Because we all know the next question.

“Oh cool, what do you write?”

Crap.

“Um, I write a short pieces on websites and stuff but right now I’m really concentrating on blogging.  I’ve got a few Tumblrs. I’m also sort of working on a memoir-ish thing.  Oh, and I do Morning Pages. Have you heard of The Artist’s Way?”

But they’re already backing away towards the beer, desperately trying to make eye contact with someone over my head.  So I smile again and pretend it didn’t happen.

It’s just as bad if I focus on other things:

“I’m a performer.  Mostly comedy stuff.”

Because then, like saying you’re a writer, people want details.

“Oh cool!  Like stand up and stuff?”

“Ummm, yeah, I’ve done stand up before.  Like five or six times.  In my life.”

“Oh.  So you do plays?  Or TV or something?”

“Well… um… I do sketch comedy sometimes.  I use to have a sketch group back in 2011.  Oh, and I did some background work last year!  Do you watch the Investigation Discovery channel?”

And they’re gone.

One of these days I want to tell the real, absolute truth.

“You want to know what I do?  What I really and truly DO?

I ramble in a journal for 30 minutes every morning and I save all the completed books in the hope that someday I might discover a work of genius in their pages.  Or maybe someone else will after I’m dead and I’ll feel fulfilled from the beyond.

I hoard magazines so I can cut them up and make dark and weird collages and birthday cards.

I daydream about the ‘70s music scene, wishing so badly that I could see David Bowie play a Ziggy Stardust show and go to CBGB before it became a John Varvatos.

I imagine what my mom was like at my age and think about how she already had two kids while I still live with two roommates.

I create iTunes playlists for every mood or occasion: wake-up music, concentration music, getting-pumped-to-go-out music, cooking-dinner music, let’s-be-thirteen-right-now music.

I go to hip hop dance classes and fantasize about getting good enough to be a backup dancer for Missy Elliott, whenever she decides to tour again.

I stand in my kitchen and eat chocolate chips out of a shot glass and wonder how the microwave got so gross but I don’t clean it.

I walk around downtown with my boyfriend and we pick out the very old brick houses and try to guess who might have lived there in the 1880s.

I watch that scene in Boogie Nights where they try to rob Alfred Molina just to appreciate the segue from “Sister Christian” to “Jessie’s Girl” and see if the firecrackers still make me jump.  They always do.

I flip through all of my cookbooks and daydream about what I might cook when I decide to spend money on specialty ingredients.

I go to happy hours that last three hours and I drink Jameson and play every Bowie song in the jukebox and laugh with my friends about dumb things we’ve done that day.

I think about what I might be doing right now if I had accepted the offer to train at Circle in the Square in the summer of 2004 instead of getting a job.

I tell embarrassing stories about myself to large groups of people and melt with relief when they laugh.

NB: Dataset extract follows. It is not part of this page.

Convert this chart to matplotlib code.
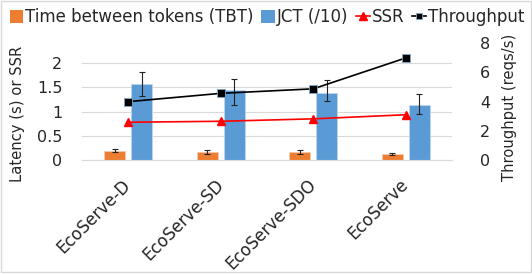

I sit in coffee shops and tap thoughts like this into my computer to see the white space fill up with words and feel like I’m getting somewhere and accomplishing something.  Now that life isn’t evaluated by good grades or audiences who feel forced to applaud, every period to a sentence is my own tiny award for finishing a coherent thought.  I keep going.  I don’t have a path or a vision board or a career strategy, but I just keep moving in this direction and trusting that something cool will eventually happen.”

That’s what I do.  And if anyone knows how to condense all that into a single, crowd-friendly phrase, please let me know.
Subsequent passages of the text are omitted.